非 SQL 標準の演算子名を使う場合、通常は曖昧さを回避するため 隣り合った演算子を空白で区切る必要があります。例えば、もし "@" という 左単項演算子を定義したとするとX*@Yとは書けません。 Postgresが一つではなく二つの演算子名 として解釈することを確実にするためにはX* @Y と書かなくてはいけません。

1.1.4. 特殊文字

英数字ではないいくつかの文字は、演算子であることとは異なる 特殊な意味を持っています。使用法の詳細はそれぞれの構文要素が説明 されている場所で見つけることができます。この節の目的は単に存在 をアドバイスし、これらの文字の目的をまとめることにとどめます。

  • あとに数字が続くドルマーク($)は、関数定義 の本体中の位置パラメータを表すために使われます。他の文脈では ドルマークは演算子名の一部であるかもしれません。

  • 括弧(())は通常どおり式をまとめ優先するという 意味を持ちます。場合によっては括弧は、特定の SQL コマンド の固定構文の一部として要求されることがあります。

  • 大括弧([])は配列要素を選択するために 使われます。配列に関する詳しい情報はChapter 6 を見て下さい。

  • コンマ(,)は、リストの要素を区切るために 構文的構造体で使われることがあります。

  • セミコロン(;)は SQL コマンドの終りを意味します。 文字列定数または引用符付き識別子以外では、 コマンドの途中では使うことができません。

  • コロン(:)は配列から"スライス" を取りだすために使われます。(Chapter 6を見て下さい。) いくつかの SQL 通用語では(埋め込み SQL のような)、コロンは 変数名の接頭辞として使われます。

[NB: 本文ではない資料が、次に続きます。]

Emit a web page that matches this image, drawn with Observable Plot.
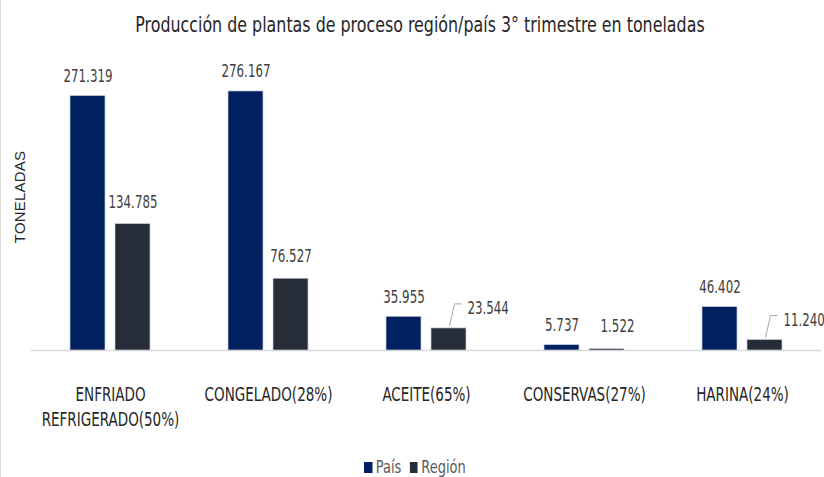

  • アスタリスク(*)はSELECT コマンドの中、あるいはCOUNT集計関数 と一緒に使われる場合、特殊な意味を持ちます。

  • ピリオド(.)は浮動小数点定数の中で使われ、 テーブルとカラム名を区切るために使われます。

1.1.5. コメント

コメントは二重ダッシュで始まる恣意の文字シーケンスで、行の終りまで 続きます。例えば下記のようになります。

    --これは標準 SQL92 のコメントです

代わりに、C 方式のブロックコメントも使えます。


/* ネスト付き
 * 複数行コメント /* ネストされたブロックコメント */
 */
 
その場合コメントは/*で始まり、マッチする */で終ります。これらのブロックコメントは、 SQL99 で指定されていますが C とは違い、ネストできるので、 既存のブロックコメントを含む可能性のある大きなコードのブロック をコメントアウトすることができます。

コメントは、更に構文解析が行われる前に入力ストリームから取り去られ、 空白によって効果的に置き換えられます。

Notes

[1]

Postgresが引用符のつかない名前を 小文字として解釈することは SQL 標準とは相容れないもので、 SQL 標準では引用符の付かない名前は大文字に解釈されるべきだと されています。したがって SQL 標準によれば、foo"FOO" と同じであるべきで、"foo" ではないはずなのです。もし移植可能なアプリケーションを書きたい ならば特定の名前は常に引用符で囲う、あるいは常に囲わない、 ということをお勧めします。